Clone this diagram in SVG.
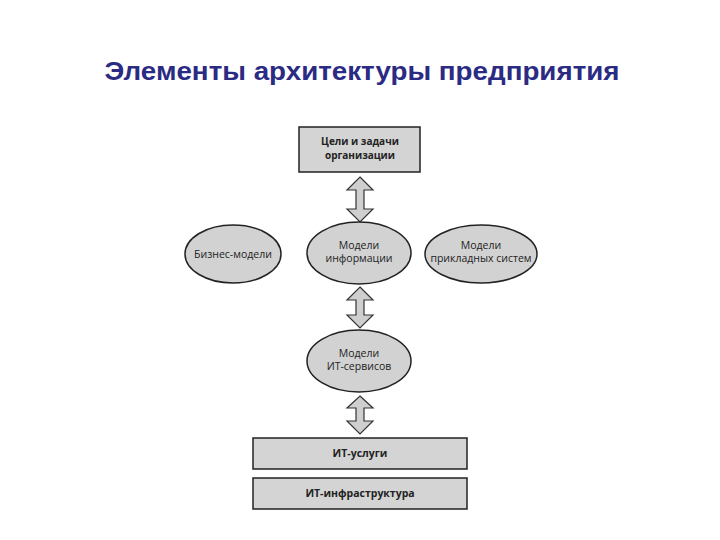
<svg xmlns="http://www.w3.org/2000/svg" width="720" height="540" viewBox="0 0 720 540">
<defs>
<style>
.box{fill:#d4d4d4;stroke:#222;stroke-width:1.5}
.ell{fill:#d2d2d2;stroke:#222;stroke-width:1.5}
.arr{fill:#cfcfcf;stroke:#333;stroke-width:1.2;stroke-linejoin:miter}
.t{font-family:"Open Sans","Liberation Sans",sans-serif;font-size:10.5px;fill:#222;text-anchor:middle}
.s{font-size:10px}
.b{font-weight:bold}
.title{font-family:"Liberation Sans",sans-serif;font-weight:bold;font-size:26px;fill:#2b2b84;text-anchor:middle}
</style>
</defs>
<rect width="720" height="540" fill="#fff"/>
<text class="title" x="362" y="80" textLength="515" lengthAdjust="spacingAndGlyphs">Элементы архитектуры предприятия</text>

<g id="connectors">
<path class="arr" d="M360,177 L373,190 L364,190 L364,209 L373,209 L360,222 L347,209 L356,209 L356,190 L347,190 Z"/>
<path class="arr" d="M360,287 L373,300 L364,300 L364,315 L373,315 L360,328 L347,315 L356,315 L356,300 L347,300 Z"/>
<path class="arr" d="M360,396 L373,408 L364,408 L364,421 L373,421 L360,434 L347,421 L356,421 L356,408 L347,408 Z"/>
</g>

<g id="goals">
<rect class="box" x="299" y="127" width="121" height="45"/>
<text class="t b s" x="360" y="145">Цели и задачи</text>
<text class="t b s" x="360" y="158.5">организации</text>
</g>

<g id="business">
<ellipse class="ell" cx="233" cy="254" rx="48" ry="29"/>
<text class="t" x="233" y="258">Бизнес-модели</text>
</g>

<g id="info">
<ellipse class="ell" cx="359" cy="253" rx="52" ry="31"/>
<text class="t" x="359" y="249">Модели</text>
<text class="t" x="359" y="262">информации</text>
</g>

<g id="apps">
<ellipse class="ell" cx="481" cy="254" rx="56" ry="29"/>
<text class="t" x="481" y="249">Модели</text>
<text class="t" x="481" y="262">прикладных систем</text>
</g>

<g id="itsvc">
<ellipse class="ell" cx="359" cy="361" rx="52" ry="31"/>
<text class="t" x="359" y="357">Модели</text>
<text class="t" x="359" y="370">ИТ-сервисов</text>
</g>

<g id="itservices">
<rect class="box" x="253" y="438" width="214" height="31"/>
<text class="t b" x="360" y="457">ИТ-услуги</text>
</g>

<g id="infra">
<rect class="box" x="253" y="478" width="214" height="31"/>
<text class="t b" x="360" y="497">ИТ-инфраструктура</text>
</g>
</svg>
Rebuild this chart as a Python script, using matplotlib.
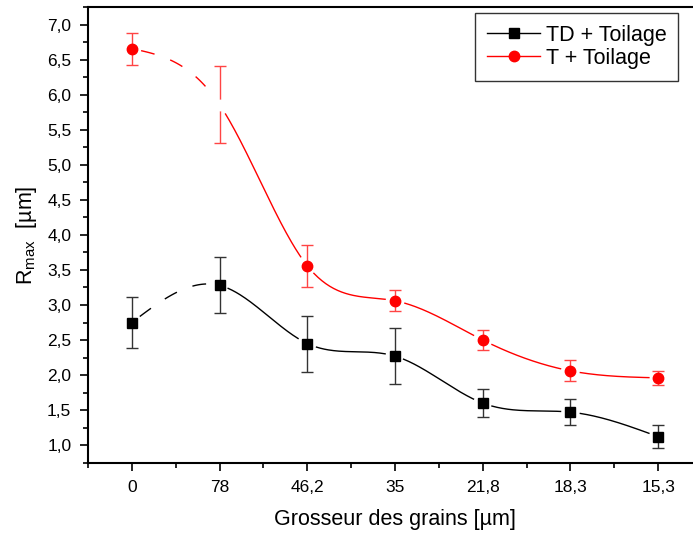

###

Stated problem: Do not include the images; transcribe the rest of the listing exactly.

Problem solution:
Clone this diagram in SVG.
<svg xmlns="http://www.w3.org/2000/svg" width="720" height="540" viewBox="0 0 720 540">
<defs>
<style>
.box{fill:#d4d4d4;stroke:#222;stroke-width:1.5}
.ell{fill:#d2d2d2;stroke:#222;stroke-width:1.5}
.arr{fill:#cfcfcf;stroke:#333;stroke-width:1.2;stroke-linejoin:miter}
.t{font-family:"Open Sans","Liberation Sans",sans-serif;font-size:10.5px;fill:#222;text-anchor:middle}
.s{font-size:10px}
.b{font-weight:bold}
.title{font-family:"Liberation Sans",sans-serif;font-weight:bold;font-size:26px;fill:#2b2b84;text-anchor:middle}
</style>
</defs>
<rect width="720" height="540" fill="#fff"/>
<text class="title" x="362" y="80" textLength="515" lengthAdjust="spacingAndGlyphs">Элементы архитектуры предприятия</text>

<g id="connectors">
<path class="arr" d="M360,177 L373,190 L364,190 L364,209 L373,209 L360,222 L347,209 L356,209 L356,190 L347,190 Z"/>
<path class="arr" d="M360,287 L373,300 L364,300 L364,315 L373,315 L360,328 L347,315 L356,315 L356,300 L347,300 Z"/>
<path class="arr" d="M360,396 L373,408 L364,408 L364,421 L373,421 L360,434 L347,421 L356,421 L356,408 L347,408 Z"/>
</g>

<g id="goals">
<rect class="box" x="299" y="127" width="121" height="45"/>
<text class="t b s" x="360" y="145">Цели и задачи</text>
<text class="t b s" x="360" y="158.5">организации</text>
</g>

<g id="business">
<ellipse class="ell" cx="233" cy="254" rx="48" ry="29"/>
<text class="t" x="233" y="258">Бизнес-модели</text>
</g>

<g id="info">
<ellipse class="ell" cx="359" cy="253" rx="52" ry="31"/>
<text class="t" x="359" y="249">Модели</text>
<text class="t" x="359" y="262">информации</text>
</g>

<g id="apps">
<ellipse class="ell" cx="481" cy="254" rx="56" ry="29"/>
<text class="t" x="481" y="249">Модели</text>
<text class="t" x="481" y="262">прикладных систем</text>
</g>

<g id="itsvc">
<ellipse class="ell" cx="359" cy="361" rx="52" ry="31"/>
<text class="t" x="359" y="357">Модели</text>
<text class="t" x="359" y="370">ИТ-сервисов</text>
</g>

<g id="itservices">
<rect class="box" x="253" y="438" width="214" height="31"/>
<text class="t b" x="360" y="457">ИТ-услуги</text>
</g>

<g id="infra">
<rect class="box" x="253" y="478" width="214" height="31"/>
<text class="t b" x="360" y="497">ИТ-инфраструктура</text>
</g>
</svg>
Rebuild this chart as a Python script, using matplotlib.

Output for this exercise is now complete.